At a time when the U.S. stands accused of all manner of war crimes, Horst upheld the honor of the U.S. military. However, in acting ethically, Horst didn't help the U.S. strategically. After all, the detainees whom Horst rescued were undoubtedly guilty -- of being Sunni. And in the current context, just about every Sunni is associated, to one degree or another, with the insurgency.
Extreme brutality
For centuries, the Sunni minority has oppressed the Shiite and Kurd majority, oftentimes by extreme brutality. That's why the Sunni Saddam Hussein was never overthrown by rebels from within Iraq; he was perfectly capable of committing mass murder to hold on to power. And most Sunnis were Saddam's collaborators; in the violent context of the Middle East, for them it was kill or be killed.

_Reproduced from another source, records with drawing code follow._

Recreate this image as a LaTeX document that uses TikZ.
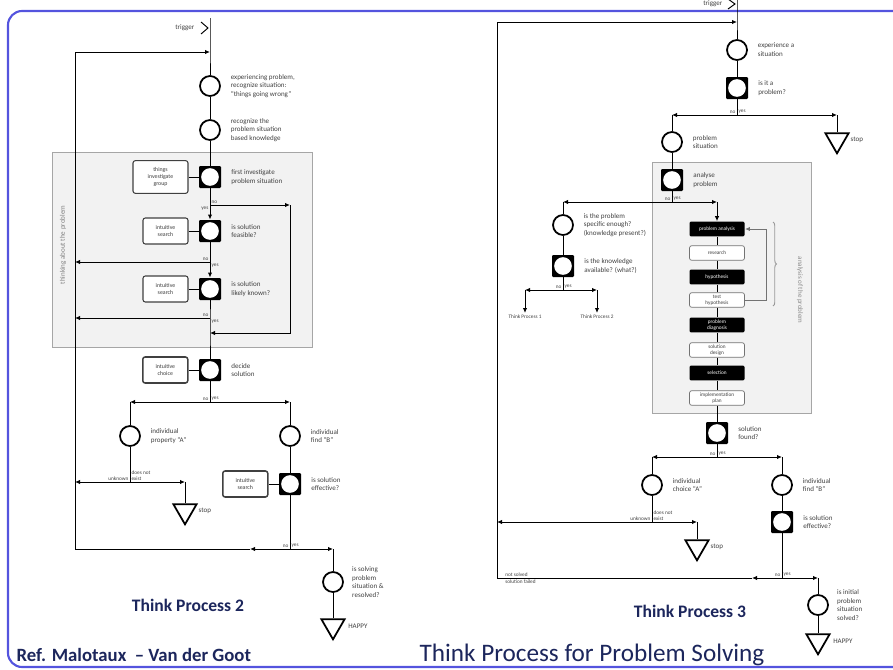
\documentclass[tikz,border=0pt]{standalone}
\usepackage{fontspec}
\setmainfont{Carlito}
\usetikzlibrary{shapes.geometric, arrows.meta, positioning, calc, decorations.pathreplacing}
\definecolor{navy}{RGB}{28,38,92}
\definecolor{frameblue}{RGB}{84,84,222}
\tikzset{every node/.append style={align=left, inner sep=1pt}}

\begin{document}
\begin{tikzpicture}[x=0.3mm, y=-0.3mm, line width=0.8pt,
    st/.style={circle, draw=black, line width=1.5pt, fill=white, minimum size=6mm, inner sep=0pt},
    dc/.style={rectangle, rounded corners=1pt, fill=black, minimum size=6.6mm, inner sep=0pt,
      path picture={\fill[white] (path picture bounding box.center) circle (2.65mm);}},
    tri/.style={regular polygon, regular polygon sides=3, shape border rotate=180, draw=black, line width=1.5pt, fill=white, minimum size=8mm, inner sep=0pt},
    ctx/.style={rectangle, rounded corners=2pt, draw=black!75, line width=0.9pt, fill=white, text=black!75, align=center, font=\fontsize{5}{6}\selectfont, minimum height=7.8mm, minimum width=13.5mm},
    lbl/.style={font=\fontsize{6}{7.5}\selectfont, text=black!75, align=left},
    yn/.style={font=\fontsize{4.5}{5}\selectfont, text=black!75},
    blk/.style={rectangle, rounded corners=1pt, fill=black, text=white, align=center, minimum width=16.5mm, minimum height=4.4mm, font=\fontsize{4.5}{5}\selectfont},
    wht/.style={rectangle, rounded corners=2pt, draw=black!55, line width=0.6pt, fill=white, text=black!75, align=center, minimum width=16.5mm, minimum height=4.4mm, font=\fontsize{4.5}{5}\selectfont},
    flow/.style={-{Latex[length=1.5mm, width=1.3mm]}},
    zone/.style={draw=black!35, fill=black!5, line width=0.6pt},
    tpcap/.style={font=\bfseries\fontsize{15}{17}\selectfont, text=navy}]
\useasboundingbox (0,0) rectangle (893,670);
\draw[frameblue, line width=1.8pt, rounded corners=12pt] (8,11) rectangle (910,667);

\path[zone] (52,152) rectangle (312,347);
\path[zone] (652,162) rectangle (811,413);
\node[lbl, rotate=90, text=black!50] (zl2) at (63,245) {thinking about the problem};
\node[lbl, rotate=-90, text=black!45] (zl3) at (800,290) {analysis of the problem};

\coordinate (tp2in) at (210,18);
\coordinate (tp2top) at (210,52);
\coordinate (lpt) at (75,52);
\node[lbl, anchor=east] (trig2) at (196,28) {trigger};
\draw (201,22) -- (208,28) -- (201,34);
\node[st] (s1) at (210,86) {};
\node[lbl, right=2.5mm of s1] (s1t) {experiencing problem,\\recognize situation:\\``things going wrong''};
\node[st] (s2) at (210,130) {};
\node[lbl, right=2.5mm of s2] (s2t) {recognize the\\problem situation\\based knowledge};
\node[dc] (d1) at (210,177) {};
\node[ctx, minimum width=16.5mm, minimum height=9.8mm, left=3mm of d1] (b1box) {things\\investigate\\group};
\node[lbl, right=2.5mm of d1] (d1t) {first investigate\\problem situation};
\node[dc] (d2) at (210,231) {};
\node[ctx, left=3mm of d2] (b2box) {intuitive\\search};
\node[lbl, right=2.5mm of d2] (d2t) {is solution\\feasible?};
\node[dc] (d3) at (210,289) {};
\node[ctx, left=3mm of d3] (b3box) {intuitive\\search};
\node[lbl, right=2.5mm of d3] (d3t) {is solution\\likely known?};
\node[dc] (d4) at (210,370) {};
\node[ctx, line width=1.3pt, left=3mm of d4] (b4box) {intuitive\\choice};
\node[lbl, right=2.5mm of d4] (d4t) {decide\\solution};
\node[st] (s3) at (130,436) {};
\node[lbl, right=2.5mm of s3] (s3t) {individual\\property ``A''};
\node[st] (s4) at (290,436) {};
\node[lbl, right=2.5mm of s4] (s4t) {individual\\find ``B''};
\node[tri] (t1) at (185,511) {};
\node[lbl, right=1mm of t1] (t1t) {stop};
\node[dc] (d5) at (290,484) {};
\node[ctx, line width=1.3pt, left=3mm of d5] (b5box) {intuitive\\search};
\node[lbl, right=2.5mm of d5] (d5t) {is solution\\effective?};
\node[st] (s5) at (333,582) {};
\node[lbl, right=2mm of s5] (s5t) {is solving\\problem\\situation \&\\resolved?};
\node[tri] (t2) at (333,626) {};
\node[lbl, right=1.5mm of t2] (t2t) {HAPPY};

\coordinate (n1) at (210,205);
\coordinate (r1) at (290,205);
\coordinate (r2) at (290,333);
\coordinate (m2) at (210,333);
\coordinate (m3) at (210,262);
\coordinate (l3) at (75,262);
\coordinate (m4) at (210,318);
\coordinate (l4) at (75,318);
\coordinate (j1) at (210,402);
\coordinate (jl) at (130,402);
\coordinate (jr) at (290,402);
\coordinate (k1) at (130,482);
\coordinate (k0) at (75,482);
\coordinate (k2) at (185,482);
\coordinate (q1) at (290,549);
\coordinate (qa) at (250,549);
\coordinate (q0) at (75,549);
\coordinate (q2) at (333,549);

\draw (tp2in) -- (tp2top) -- (s1) -- (s2) -- (d1);
\draw (d1) -- (n1);
\draw[flow] (n1) -- (d2);
\draw (d2) -- (m3);
\draw[flow] (m3) -- (d3);
\draw (d3) -- (m4) -- (m2) -- (d4);
\draw[flow] (n1) -- (r1);
\draw[flow] (r1) -- (r2) -- (m2);
\draw[flow] (m3) -- (l3);
\draw[flow] (m4) -- (l4);
\draw (q0) -- (lpt);
\draw[flow] (lpt) -- (tp2top);
\foreach \b/\d in {b1box/d1, b2box/d2, b3box/d3, b4box/d4, b5box/d5}
  \draw (\b) -- (\d);
\draw (d4) -- (j1);
\draw[flow] (j1) -- (jl);
\draw[flow] (j1) -- (jr);
\draw (jl) -- (s3) -- (k1);
\draw (jr) -- (s4) -- (d5) -- (q1);
\draw[flow] (k1) -- (k0);
\draw[flow] (k1) -- (k2);
\draw (k2) -- (t1);
\draw[flow] (q1) -- (qa);
\draw (qa) -- (q0);
\draw[flow] (q1) -- (q2);
\draw (q2) -- (s5) -- (t2);

\node[yn, above right] at (n1) {no};
\node[yn, below left] at (n1) {yes};
\node[yn, above left] at (m3) {no};
\node[yn, below right] at (m3) {yes};
\node[yn, above left] at (m4) {no};
\node[yn, below right] at (m4) {yes};
\node[yn, above left] at (j1) {no};
\node[yn, above right] at (j1) {yes};
\node[yn, above left] at (k1) {unknown};
\node[yn, above right, align=left] at (k1) {does not\\exist};
\node[yn, above left] at (q1) {no};
\node[yn, above right] at (q1) {yes};

\coordinate (tp3in) at (737,0);
\coordinate (tp3top) at (737,22);
\coordinate (lpt3) at (497,22);
\node[lbl, anchor=east] (trig3) at (724,4) {trigger};
\draw (728,-1) -- (735,4) -- (728,9);
\node[st] (e1) at (737,50) {};
\node[lbl, right=2.5mm of e1] (e1t) {experience a\\situation};
\node[dc] (e2) at (737,88) {};
\node[lbl, right=2.5mm of e2] (e2t) {is it a\\problem?};
\node[st] (e3) at (672,142) {};
\node[lbl, right=2.5mm of e3] (e3t) {problem\\situation};
\node[tri] (t3) at (837,140) {};
\node[lbl, right=1mm of t3] (t3t) {stop};
\node[dc] (e4) at (672,180) {};
\node[lbl, right=2.5mm of e4] (e4t) {analyse\\problem};
\node[st] (e5) at (563,225) {};
\node[lbl, right=2.5mm of e5] (e5t) {is the problem\\specific enough?\\(knowledge present?)};
\node[dc] (e6) at (563,266) {};
\node[lbl, right=2.5mm of e6] (e6t) {is the knowledge\\available? (what?)};
\node[blk] (k1) at (717,229) {problem analysis};
\node[wht] (k2) at (717,253) {research};
\node[blk] (k3) at (717,277) {hypothesis};
\node[wht] (k4) at (717,300) {test\\hypothesis};
\node[blk] (k5) at (717,325) {problem\\diagnosis};
\node[wht] (k6) at (717,350) {solution\\design};
\node[blk] (k7) at (717,373) {selection};
\node[wht] (k8) at (717,398) {implementation\\plan};
\node[dc] (e7) at (717,433) {};
\node[lbl, right=2.5mm of e7] (e7t) {solution\\found?};
\node[st] (e8) at (652,485) {};
\node[lbl, right=2.5mm of e8] (e8t) {individual\\choice ``A''};
\node[st] (e9) at (782,485) {};
\node[lbl, right=2.5mm of e9] (e9t) {individual\\find ``B''};
\node[dc] (e10) at (782,522) {};
\node[lbl, right=2.5mm of e10] (e10t) {is solution\\effective?};
\node[tri] (t4) at (697,547) {};
\node[lbl, right=1mm of t4] (t4t) {stop};
\node[st] (e11) at (818,605) {};
\node[lbl, right=2mm of e11] (e11t) {is initial\\problem\\situation\\solved?};
\node[tri] (t5) at (818,641) {};
\node[lbl, right=1.5mm of t5] (t5t) {HAPPY};

\coordinate (c1) at (737,115);
\coordinate (c1l) at (672,115);
\coordinate (c1r) at (837,115);
\coordinate (c2) at (672,202);
\coordinate (c2l) at (563,202);
\coordinate (c2r) at (717,202);
\coordinate (c3) at (563,290);
\coordinate (c3l) at (525,290);
\coordinate (c3r) at (597,290);
\coordinate (p1) at (525,313);
\coordinate (p2) at (597,313);
\coordinate (fbt) at (766,229);
\coordinate (fbb) at (766,300);
\coordinate (c4) at (717,457);
\coordinate (c4l) at (652,457);
\coordinate (c4r) at (782,457);
\coordinate (c5) at (652,522);
\coordinate (c5l) at (497,522);
\coordinate (c5r) at (697,522);
\coordinate (c6) at (782,578);
\coordinate (c6a) at (752,578);
\coordinate (c6l) at (497,578);
\coordinate (c6r) at (818,578);
\node[yn, below] (p1t) at (p1) {Think Process 1};
\node[yn, below] (p2t) at (p2) {Think Process 2};

\draw (tp3in) -- (tp3top) -- (e1) -- (e2) -- (c1);
\draw (c6l) -- (lpt3);
\draw[flow] (lpt3) -- (tp3top);
\draw[flow] (c1) -- (c1l);
\draw[flow] (c1) -- (c1r);
\draw (c1l) -- (e3) -- (e4) -- (c2);
\draw (c1r) -- (t3);
\draw[flow] (c2) -- (c2l);
\draw[flow] (c2) -- (c2r);
\draw (c2l) -- (e5) -- (e6) -- (c3);
\draw[flow] (c3) -- (c3l);
\draw[flow] (c3) -- (c3r);
\draw[flow] (c3l) -- (p1);
\draw[flow] (c3r) -- (p2);
\draw[flow] (c2r) -- (k1);
\foreach \i/\j in {1/2, 2/3, 3/4, 4/5, 5/6, 6/7, 7/8}
  \draw (k\i) -- (k\j);
\draw (k8) -- (e7) -- (c4);
\draw[black!55] (k4.east) -- (fbb) -- (fbt);
\draw[flow, black!55] (fbt) -- (k1.east);
\draw[decorate, decoration={brace, amplitude=3pt}, black!40] (773,222) -- (773,306);
\draw[flow] (c4) -- (c4l);
\draw[flow] (c4) -- (c4r);
\draw (c4l) -- (e8) -- (c5);
\draw (c4r) -- (e9) -- (e10) -- (c6);
\draw[flow] (c5) -- (c5l);
\draw[flow] (c5) -- (c5r);
\draw (c5r) -- (t4);
\draw[flow] (c6) -- (c6a);
\draw (c6a) -- (c6l);
\draw[flow] (c6) -- (c6r);
\draw (c6r) -- (e11) -- (t5);

\node[yn, above left] at (c1) {no};
\node[yn, above right] at (c1) {yes};
\node[yn, above left] at (c2) {no};
\node[yn, above right] at (c2) {yes};
\node[yn, above left] at (c3) {no};
\node[yn, above right] at (c3) {yes};
\node[yn, above left] at (c4) {no};
\node[yn, above right] at (c4) {yes};
\node[yn, above left] at (c5) {unknown};
\node[yn, above right, align=left] at (c5) {does not\\exist};
\node[yn, above left] at (c6) {no};
\node[yn, above right] at (c6) {yes};
\node[yn, anchor=south west] at ([xshift=2mm]c6l) {not solved};
\node[yn, anchor=north west] at ([xshift=2mm]c6l) {solution failed};

\node[tpcap] (tp2) at (188,605) {Think Process 2};
\node[tpcap] (tp3) at (690,611) {Think Process 3};
\node[font=\bfseries\fontsize{16}{18}\selectfont, text=navy, anchor=west] (ref) at (15,655) {Ref. Malotaux~~-- Van der Goot};
\node[font=\fontsize{21.5}{24}\selectfont, text=navy] (title) at (592,655) {Think Process for Problem Solving};
\end{tikzpicture}
\end{document}
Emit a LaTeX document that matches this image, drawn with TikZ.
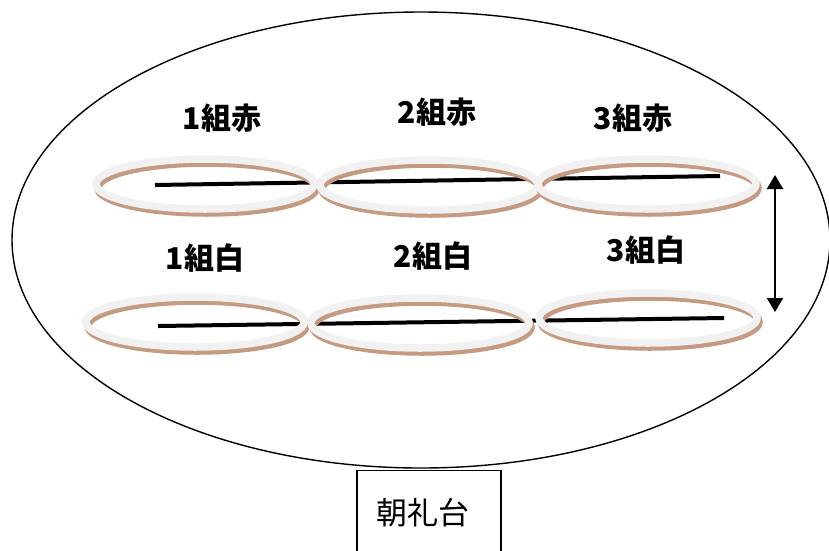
\documentclass[tikz,border=0pt]{standalone}
\usepackage{fontspec}
\newfontfamily\jp{Noto Sans CJK JP}
\newfontfamily\jpheavy{Noto Sans CJK JP Black}
\usepackage{tikz}
\usetikzlibrary{arrows.meta,positioning,calc}
\definecolor{ringwhite}{HTML}{F1F1F1}
\definecolor{ringbrown}{HTML}{C49A80}
\tikzset{
    ringband/.style={draw=ringwhite, line width=7.5pt},
    ringshadow/.style={draw=ringbrown, line width=7.5pt},
    rowline/.style={line width=4pt, line cap=butt},
    classlabel/.style={font=\jpheavy\fontsize{30}{30}\selectfont},
    stagebox/.style={draw, line width=1.1pt, minimum width=144pt, minimum height=82pt, anchor=north, font=\jp\fontsize{31}{31}\selectfont, text depth=0pt}
}

\begin{document}
\begin{tikzpicture}[x=1pt, y=-1pt]
    \useasboundingbox (0,0) rectangle (829,550);
    % ground
    \draw[line width=1.4pt] (421,240) ellipse [x radius=409pt, y radius=228pt];
    % lines through each row
    \coordinate (redL) at (155,185);
    \coordinate (redR) at (720,176);
    \coordinate (whiteL) at (158,326);
    \coordinate (whiteR) at (724,318);
    \draw[rowline] (redL) -- (redR);
    \draw[rowline] (whiteL) -- (whiteR);
    % rings
    \foreach \cx/\cy in {205/184, 429/185, 647/184, 195/322, 420/323, 648/318} {
        \draw[ringshadow] (\cx+2,\cy+4) ellipse [x radius=109pt, y radius=25pt];
        \draw[ringband] (\cx,\cy) ellipse [x radius=109pt, y radius=25pt];
    }
    % labels
    \node[classlabel] (red1) at (222,118) {1組赤};
    \node[classlabel] (red2) at (437,112) {2組赤};
    \node[classlabel] (red3) at (633,118) {3組赤};
    \node[classlabel] (white1) at (205,258) {1組白};
    \node[classlabel] (white2) at (433,256) {2組白};
    \node[classlabel] (white3) at (646,250) {3組白};
    % distance arrow
    \coordinate (arrTop) at (775,175);
    \coordinate (arrBot) at (775,312);
    \draw[line width=2pt, {Triangle[width=16pt,length=14pt]}-{Triangle[width=16pt,length=14pt]}] (arrTop) -- (arrBot);
    % stage
    \node[stagebox] (stage) at (429,470) {\hspace*{-12pt}朝礼台};
\end{tikzpicture}
\end{document}
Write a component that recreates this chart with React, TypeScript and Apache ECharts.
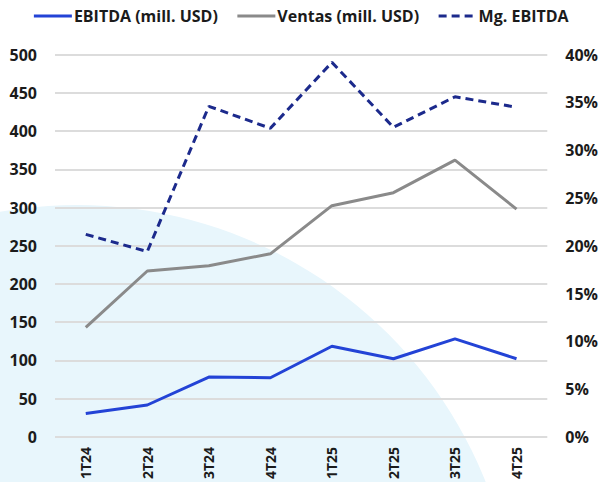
import React, { useEffect, useRef } from "react";
import * as echarts from "echarts";

const categories = ["1T24", "2T24", "3T24", "4T24", "1T25", "2T25", "3T25", "4T25"];
const ebitda = [30.5, 41.7, 78.2, 77.4, 118.6, 102.2, 128.3, 102.2];
const ventas = [143.4, 217, 224, 239.5, 302.5, 319.5, 362, 298];
const mgEbitda = [21.2, 19.4, 34.6, 32.3, 39.2, 32.4, 35.6, 34.5];
const leftTicks = { min: 0, max: 500, interval: 50 };
const rightTicks = { min: 0, max: 40, interval: 5 };

const FONT = "'Open Sans', 'Noto Sans', sans-serif";
const TEXT = "#1b1b1b";

export default function App() {
  const ref = useRef<HTMLDivElement>(null);
  useEffect(() => {
    if (!ref.current) return;
    const chart = echarts.init(ref.current, null, { renderer: "svg" });
    chart.setOption({
      animation: false,
      backgroundColor: "#ffffff",
      textStyle: { fontFamily: FONT },
      graphic: [
        {
          type: "circle",
          z: -10,
          silent: true,
          shape: { cx: 77, cy: 645, r: 440 },
          style: { fill: "#e8f6fc" },
        },
      ],
      legend: {
        top: 3,
        left: "center",
        itemWidth: 38,
        itemHeight: 14,
        itemGap: 18,
        itemStyle: { opacity: 0 },
        lineStyle: { width: 3 },
        textStyle: { fontFamily: FONT, fontSize: 16, fontWeight: "bold", color: TEXT, padding: [0, 0, 0, -3] },
        data: ["EBITDA (mill. USD)", "Ventas (mill. USD)", "Mg. EBITDA"],
      },
      grid: { left: 55, right: 52, top: 54.7, bottom: 44.3, containLabel: false },
      xAxis: {
        type: "category",
        data: categories,
        boundaryGap: true,
        axisLine: { show: false },
        axisTick: { show: false },
        axisLabel: { rotate: 90, margin: 10, fontFamily: FONT, fontSize: 14, fontWeight: "bold", color: TEXT },
      },
      yAxis: [
        {
          type: "value",
          min: leftTicks.min,
          max: leftTicks.max,
          interval: leftTicks.interval,
          axisLine: { show: false },
          axisTick: { show: false },
          splitLine: { lineStyle: { color: "#dcdcdc", width: 2 } },
          axisLabel: { margin: 18, fontFamily: FONT, fontSize: 16, fontWeight: "bold", color: TEXT },
        },
        {
          type: "value",
          min: rightTicks.min,
          max: rightTicks.max,
          interval: rightTicks.interval,
          position: "right",
          axisLine: { show: false },
          axisTick: { show: false },
          splitLine: { show: false },
          axisLabel: { margin: 18, formatter: "{value}%", fontFamily: FONT, fontSize: 16, fontWeight: "bold", color: TEXT },
        },
      ],
      series: [
        {
          name: "EBITDA (mill. USD)",
          type: "line",
          data: ebitda,
          yAxisIndex: 0,
          symbol: "none",
          color: "#2343d6",
          lineStyle: { width: 3, color: "#2343d6" },
          z: 3,
        },
        {
          name: "Ventas (mill. USD)",
          type: "line",
          data: ventas,
          yAxisIndex: 0,
          symbol: "none",
          color: "#8a8a8a",
          lineStyle: { width: 3, color: "#8a8a8a" },
          z: 2,
        },
        {
          name: "Mg. EBITDA",
          type: "line",
          data: mgEbitda,
          yAxisIndex: 1,
          symbol: "none",
          color: "#1c2a8c",
          lineStyle: { width: 3, color: "#1c2a8c", type: [8, 5] },
          z: 4,
        },
      ],
    });
    return () => chart.dispose();
  }, []);
  return (
    <div
      ref={ref}
      style={{ position: "absolute", left: 0, top: 0, width: 601, height: 482 }}
    />
  );
}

Could one prove, in an American court of law, that all 5 million Sunni Arabs sided with the monster Saddam? Of course not. But Iraq isn't America; the burden of proof is different there. And to Iraqis, justice consists of revenge. So as Sunni car-bombers blow up Shiite crowds in marketplaces, Shiite death squads wreak their bloody retaliation. But while the intensity of hatred in Iraq is oceanic, the killing is a comparative drizzle. Why? Because the U.S. military is preventing an out-and-out civil war. In the words of Edward Luttwak, a fellow at the Center for Strategic and International Studies in Washington, "Ironically, Americans troops are now interposed between the insurgents and our allies in Iraq, in effect protecting our enemies from our friends."
Sunni Triangle
The U.S. military has chosen to interpose itself between the Sunnis, on the one side, and the Shiites and the Kurds on the other. U.S. military members operating in the Sunni Triangle are getting picked off with increasing frequency: November 2005 is shaping up as the fifth-deadliest month for Americans in Iraq in 33 months of fighting, according to globalsecurity.org.
Yet, in the history of warfare, it's massacring that works. Gary Brecher, who writes the online column "War Nerd," observes, "The only effective counterinsurgency techniques are torture, reprisal and, ultimately, genocide." Some might say that Brecher is overstating the situation -- although the Israelis, of course, after 40 years of failing to pacify Muslims in the West Bank and Gaza, would no doubt agree that half-measures don't do the trick.
As the politics of Iraq continue to shift in Washington, it's likely that one day the Americans will quit Iraq, and the Shiites and the Kurds will be unleashed on their foes. Slaughter is not the solution Americans were led to expect in 2003, but it's the solution that's coming, finally.